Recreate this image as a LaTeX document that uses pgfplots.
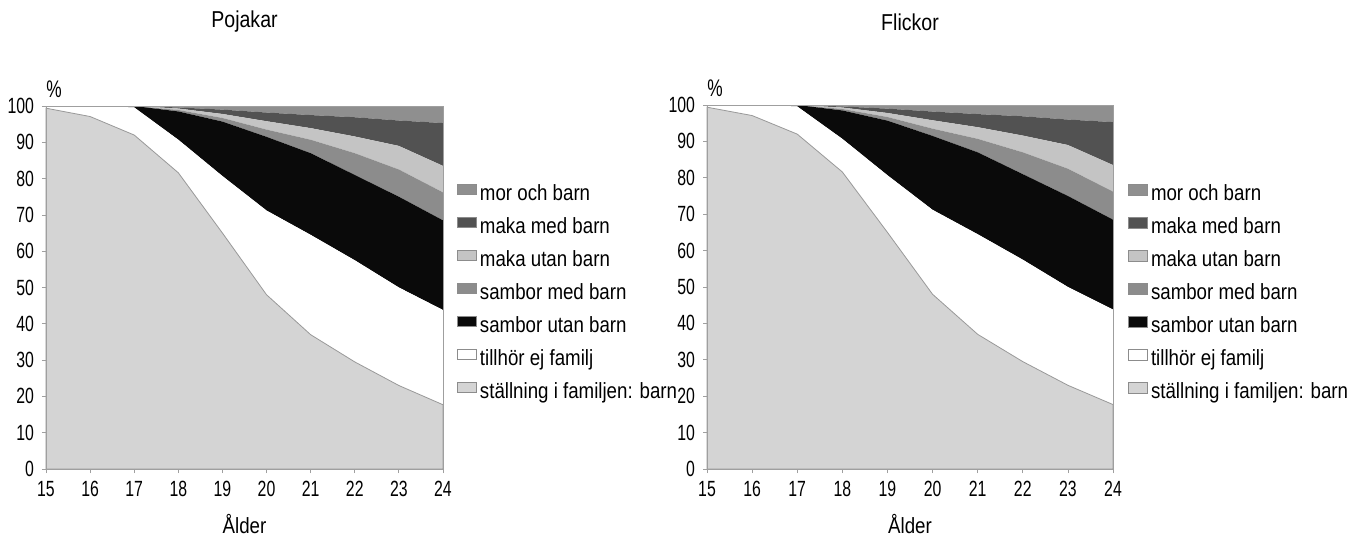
\documentclass[border=0pt]{standalone}
\usepackage{pgfplots}
\pgfplotsset{compat=1.18}
\usepackage{pgfplotstable}
\usepackage{fontspec}
\setmainfont{Liberation Sans}[FakeStretch=0.85]
\newfontfamily\tickfont{Liberation Sans}[FakeStretch=0.72]

\definecolor{cBarn}{gray}{0.83}
\definecolor{cEj}{gray}{1}
\definecolor{cSut}{gray}{0.04}
\definecolor{cSmed}{gray}{0.55}
\definecolor{cMut}{gray}{0.77}
\definecolor{cMmed}{gray}{0.32}
\definecolor{cMor}{gray}{0.56}

\pgfplotstableread{
age barn ej sut smed mut mmed mor
15 99.4 0.6 0 0 0 0 0
16 97.1 2.9 0 0 0 0 0
17 92.0 7.6 0.4 0 0 0 0
18 81.6 9.1 7.8 0.4 0.4 0.3 0.4
19 65.0 15.7 15.0 1.0 1.1 1.2 1.0
20 48.0 23.2 20.3 2.0 2.3 2.4 1.8
21 37.0 27.5 22.5 3.7 3.2 3.6 2.5
22 29.5 28.0 23.5 6.0 4.6 5.3 3.1
23 23.0 27.0 25.0 7.5 6.5 7.0 4.0
24 17.7 26.1 24.7 7.7 7.3 11.8 4.7
}\pojkar

\pgfplotstableread{
age barn ej sut smed mut mmed mor
15 99.4 0.6 0 0 0 0 0
16 97.1 2.9 0 0 0 0 0
17 92.0 7.6 0.4 0 0 0 0
18 81.6 9.1 7.8 0.4 0.4 0.3 0.4
19 65.0 15.7 15.0 1.0 1.1 1.2 1.0
20 48.0 23.2 20.3 2.0 2.3 2.4 1.8
21 37.0 27.5 22.5 3.7 3.2 3.6 2.5
22 29.5 28.0 23.5 6.0 4.6 5.3 3.1
23 23.0 27.0 25.0 7.5 6.5 7.0 4.0
24 17.7 26.1 24.7 7.7 7.3 11.8 4.7
}\flickor

\pgfplotsset{
  mystyle/.style={
    scale only axis,
    anchor=south west,
    clip=false,
    xmin=15, xmax=24, ymin=0, ymax=100,
    xtick={15,...,24}, ytick={0,10,...,100},
    stack plots=y,
    area style,
    axis line style={gray!75},
    xtick pos=bottom, ytick pos=left,
    tick align=outside,
    major tick length=2pt,
    tick style={gray!75, line width=0.4pt},
    /pgf/number format/assume math mode=true,
    ticklabel style={font=\tickfont\fontsize{11}{13}\selectfont},
    yticklabel style={xshift=-0.5pt},
    xticklabel style={yshift=-0.5pt},
    xlabel={Ålder},
    xlabel style={at={(axis description cs:0.5,0)}, anchor=center, yshift=-27.5pt, font=\fontsize{11}{13}\selectfont},
    reverse legend,
    legend cell align=left,
    legend style={draw=none, fill=none, inner sep=0pt, anchor=north west,
      row sep=6.1pt, column sep=1.5pt,
      font=\fontsize{11}{13}\selectfont,
      nodes={inner sep=0pt, text height=7.9pt, text depth=2pt}},
    legend image code/.code={\path[#1,draw=black!45,line width=0.3pt] (0pt,0pt) rectangle (9.5pt,5.3pt);},
  },
}

\begin{document}
\begin{tikzpicture}[x=1pt,y=1pt]
\useasboundingbox (0,0) rectangle (685.5,271);
\node[font=\fontsize{11.5}{13}\selectfont] at (122.25,260) {Pojakar};
\node[font=\fontsize{11.5}{13}\selectfont] at (455,260) {Flickor};

\begin{axis}[mystyle, at={(23pt,36.5pt)}, width=198.5pt, height=181.5pt,
  legend style={at={([xshift=7pt]axis description cs:1,0.787)}}]
\addplot[fill=cBarn, draw=gray!80, line width=0.4pt] table[x=age,y=barn]{\pojkar} \closedcycle;
\addlegendentry{ställning i familjen: barn}
\addplot[fill=cEj, draw=none] table[x=age,y=ej]{\pojkar} \closedcycle;
\addlegendentry{tillhör ej familj}
\addplot[fill=cSut, draw=none] table[x=age,y=sut]{\pojkar} \closedcycle;
\addlegendentry{sambor utan barn}
\addplot[fill=cSmed, draw=none] table[x=age,y=smed]{\pojkar} \closedcycle;
\addlegendentry{sambor med barn}
\addplot[fill=cMut, draw=none] table[x=age,y=mut]{\pojkar} \closedcycle;
\addlegendentry{maka utan barn}
\addplot[fill=cMmed, draw=none] table[x=age,y=mmed]{\pojkar} \closedcycle;
\addlegendentry{maka med barn}
\addplot[fill=cMor, draw=none] table[x=age,y=mor]{\pojkar} \closedcycle;
\addlegendentry{mor och barn}
\node[anchor=base west, inner sep=0pt, font=\tickfont\fontsize{12}{13}\selectfont] at ([yshift=4.5pt]rel axis cs:0,1) {\%};
\end{axis}

\begin{axis}[mystyle, at={(353.5pt,36.5pt)}, width=203pt, height=182pt,
  legend style={at={([xshift=7.5pt]axis description cs:1,0.784)}}]
\addplot[fill=cBarn, draw=gray!80, line width=0.4pt] table[x=age,y=barn]{\flickor} \closedcycle;
\addlegendentry{ställning i familjen: barn}
\addplot[fill=cEj, draw=none] table[x=age,y=ej]{\flickor} \closedcycle;
\addlegendentry{tillhör ej familj}
\addplot[fill=cSut, draw=none] table[x=age,y=sut]{\flickor} \closedcycle;
\addlegendentry{sambor utan barn}
\addplot[fill=cSmed, draw=none] table[x=age,y=smed]{\flickor} \closedcycle;
\addlegendentry{sambor med barn}
\addplot[fill=cMut, draw=none] table[x=age,y=mut]{\flickor} \closedcycle;
\addlegendentry{maka utan barn}
\addplot[fill=cMmed, draw=none] table[x=age,y=mmed]{\flickor} \closedcycle;
\addlegendentry{maka med barn}
\addplot[fill=cMor, draw=none] table[x=age,y=mor]{\flickor} \closedcycle;
\addlegendentry{mor och barn}
\node[anchor=base west, inner sep=0pt, font=\tickfont\fontsize{12}{13}\selectfont] at ([yshift=4.5pt]rel axis cs:0,1) {\%};
\end{axis}
\end{tikzpicture}
\end{document}
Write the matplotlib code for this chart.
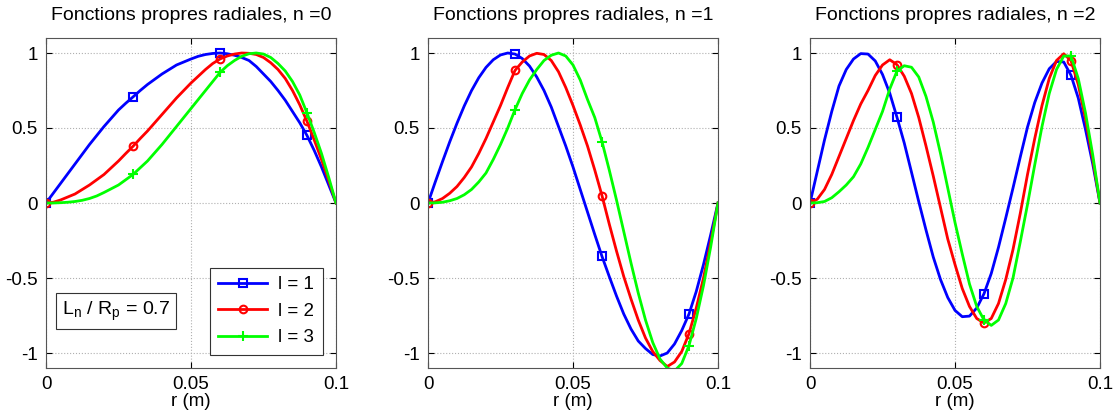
import matplotlib
matplotlib.use("Agg")
import matplotlib.pyplot as plt
import numpy as np

plt.rcParams['font.family'] = ['Liberation Sans', 'DejaVu Sans']

# radius samples (m), every 2.5 mm
r = np.linspace(0, 0.1, 41)
marker_r = [0, 0.03, 0.06, 0.09]

# n = 0
n0_l1 = [0, 0.065, 0.13, 0.195, 0.26, 0.325, 0.39, 0.45, 0.51, 0.565,
         0.62, 0.665, 0.707, 0.75, 0.79, 0.825, 0.86, 0.89, 0.92, 0.94,
         0.96, 0.978, 0.99, 0.997, 1.0, 0.995, 0.985, 0.97, 0.95, 0.91,
         0.86, 0.81, 0.75, 0.685, 0.61, 0.535, 0.45, 0.35, 0.24, 0.12,
         0]
n0_l2 = [0, 0.005, 0.02, 0.04, 0.06, 0.09, 0.12, 0.155, 0.19, 0.235,
         0.28, 0.33, 0.378, 0.43, 0.48, 0.535, 0.59, 0.645, 0.70, 0.75,
         0.80, 0.845, 0.89, 0.93, 0.96, 0.98, 0.993, 1.0, 0.998, 0.99,
         0.97, 0.935, 0.89, 0.83, 0.75, 0.655, 0.544, 0.42, 0.29, 0.15,
         0]
n0_l3 = [0, 0.0, 0.002, 0.005, 0.01, 0.018, 0.03, 0.047, 0.07, 0.095,
         0.12, 0.155, 0.19, 0.235, 0.28, 0.335, 0.39, 0.45, 0.51, 0.57,
         0.63, 0.69, 0.75, 0.81, 0.87, 0.915, 0.95, 0.978, 0.995, 1.0,
         0.993, 0.97, 0.93, 0.88, 0.81, 0.72, 0.60, 0.47, 0.33, 0.17,
         0]

# n = 1
n1_l1 = [0, 0.14, 0.276, 0.408, 0.532, 0.647, 0.749, 0.835, 0.904, 0.955,
         0.987, 1.0, 0.993, 0.963, 0.913, 0.84, 0.75, 0.64, 0.51, 0.38,
         0.24, 0.09, -0.06, -0.21, -0.356, -0.49, -0.62, -0.74, -0.84, -0.92,
         -0.97, -1.01, -1.02, -1.0, -0.94, -0.85, -0.74, -0.59, -0.41, -0.21,
         0]
n1_l2 = [0, 0.008, 0.03, 0.065, 0.11, 0.17, 0.24, 0.33, 0.43, 0.54,
         0.65, 0.77, 0.884, 0.94, 0.98, 0.998, 0.99, 0.95, 0.875, 0.77,
         0.65, 0.52, 0.38, 0.22, 0.049, -0.14, -0.32, -0.49, -0.64, -0.78,
         -0.90, -0.99, -1.05, -1.09, -1.06, -0.99, -0.871, -0.70, -0.50, -0.26,
         0]
n1_l3 = [0, 0.001, 0.005, 0.015, 0.03, 0.055, 0.09, 0.14, 0.20, 0.29,
         0.39, 0.50, 0.622, 0.73, 0.82, 0.89, 0.95, 0.985, 1.0, 0.98,
         0.92, 0.82, 0.69, 0.57, 0.409, 0.22, 0.02, -0.19, -0.40, -0.60,
         -0.78, -0.93, -1.04, -1.10, -1.12, -1.07, -0.95, -0.77, -0.55, -0.29,
         0]

# n = 2
n2_l1 = [0, 0.21, 0.42, 0.61, 0.78, 0.89, 0.96, 0.996, 0.993, 0.947,
         0.857, 0.732, 0.571, 0.40, 0.205, 0.009, -0.18, -0.36, -0.51, -0.63,
         -0.716, -0.758, -0.754, -0.70, -0.605, -0.47, -0.295, -0.10, 0.10, 0.306,
         0.506, 0.67, 0.80, 0.895, 0.943, 0.94, 0.851, 0.70, 0.49, 0.26,
         0]
n2_l2 = [0, 0.025, 0.09, 0.19, 0.31, 0.43, 0.55, 0.66, 0.75, 0.85,
         0.92, 0.955, 0.922, 0.845, 0.73, 0.57, 0.38, 0.18, -0.03, -0.24,
         -0.41, -0.57, -0.69, -0.77, -0.80, -0.77, -0.67, -0.51, -0.31, -0.07,
         0.19, 0.43, 0.65, 0.83, 0.95, 0.995, 0.949, 0.79, 0.56, 0.29,
         0]
n2_l3 = [0, 0.002, 0.01, 0.035, 0.075, 0.12, 0.175, 0.26, 0.37, 0.49,
         0.61, 0.76, 0.88, 0.915, 0.905, 0.84, 0.71, 0.54, 0.33, 0.10,
         -0.13, -0.34, -0.54, -0.69, -0.78, -0.816, -0.78, -0.67, -0.50, -0.26,
         -0.01, 0.255, 0.51, 0.73, 0.89, 0.98, 0.98, 0.83, 0.60, 0.32,
         0]

panels = [("Fonctions propres radiales, n =0", [n0_l1, n0_l2, n0_l3]),
          ("Fonctions propres radiales, n =1", [n1_l1, n1_l2, n1_l3]),
          ("Fonctions propres radiales, n =2", [n2_l1, n2_l2, n2_l3])]
labels = ["l = 1", "l = 2", "l = 3"]
colors = ["#0000ff", "#ff0000", "#00ff00"]
markers = ["s", "o", "+"]

mark_idx = [i for i, x in enumerate(r) if any(np.isclose(x, m) for m in marker_r)]

fig = plt.figure(figsize=(11.15, 4.19), dpi=100)
lefts = [46 / 1115, 428 / 1115, 810 / 1115]
for k, (title, curves) in enumerate(panels):
    ax = fig.add_axes([lefts[k], 51 / 419, 290 / 1115, 330 / 419])
    for y, c, m, lab in zip(curves, colors, markers, labels):
        ax.plot(r, y, color=c, lw=2, marker=m, markevery=mark_idx,
                mfc='none', mec=c, mew=1.5, ms=5.5 if m != "+" else 7, label=lab)
    ax.set_xlim(0, 0.1)
    ax.set_ylim(-1.1, 1.1)
    ax.set_xticks([0, 0.05, 0.1])
    ax.set_xticklabels(["0", "0.05", "0.1"])
    ax.set_yticks([-1, -0.5, 0, 0.5, 1])
    ax.set_yticklabels(["-1", "-0.5", "0", "0.5", "1"])
    ax.tick_params(direction='in', labelsize=13.5, length=4, width=0.8, pad=6,
                   top=True, right=True)
    ax.grid(True, ls=':', color='#b0b0b0', lw=0.8)
    for s in ax.spines.values():
        s.set_color('#555555')
        s.set_linewidth(0.8)
    ax.set_xlabel("r (m)", fontsize=13.5, labelpad=0)
    ax.set_title(title, fontsize=14, pad=13)
    if k == 0:
        leg = ax.legend(loc='lower right', fontsize=13.5, fancybox=False,
                        edgecolor='#333333', framealpha=1, handlelength=2.6,
                        borderaxespad=0.7, handletextpad=0.6, labelspacing=0.5,
                        borderpad=0.45)
        leg.get_frame().set_linewidth(0.8)
        ax.text(0.0055, -0.72, r"L$_\mathregular{n}$ / R$_\mathregular{p}$ = 0.7",
                fontsize=14, va='center', ha='left',
                bbox=dict(boxstyle='square,pad=0.3', fc='white', ec='#333333', lw=0.8))

plt.savefig("out.png", dpi=100)
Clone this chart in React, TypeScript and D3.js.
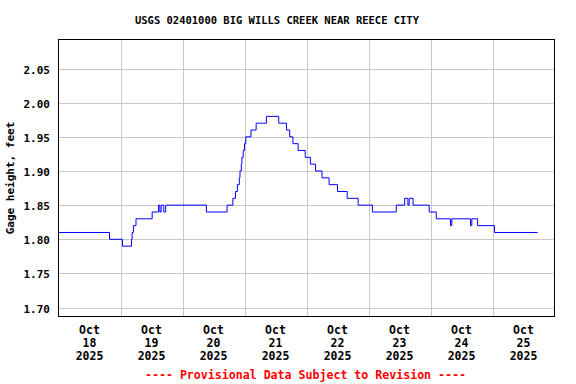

....................

Copy out the lines in which the string "this" appears.

■ **Response to the task**:
Recreate this image as a LaTeX document that uses pgfplots.
Write the matplotlib code for this chart.
Clone this chart in React, TypeScript and D3.js.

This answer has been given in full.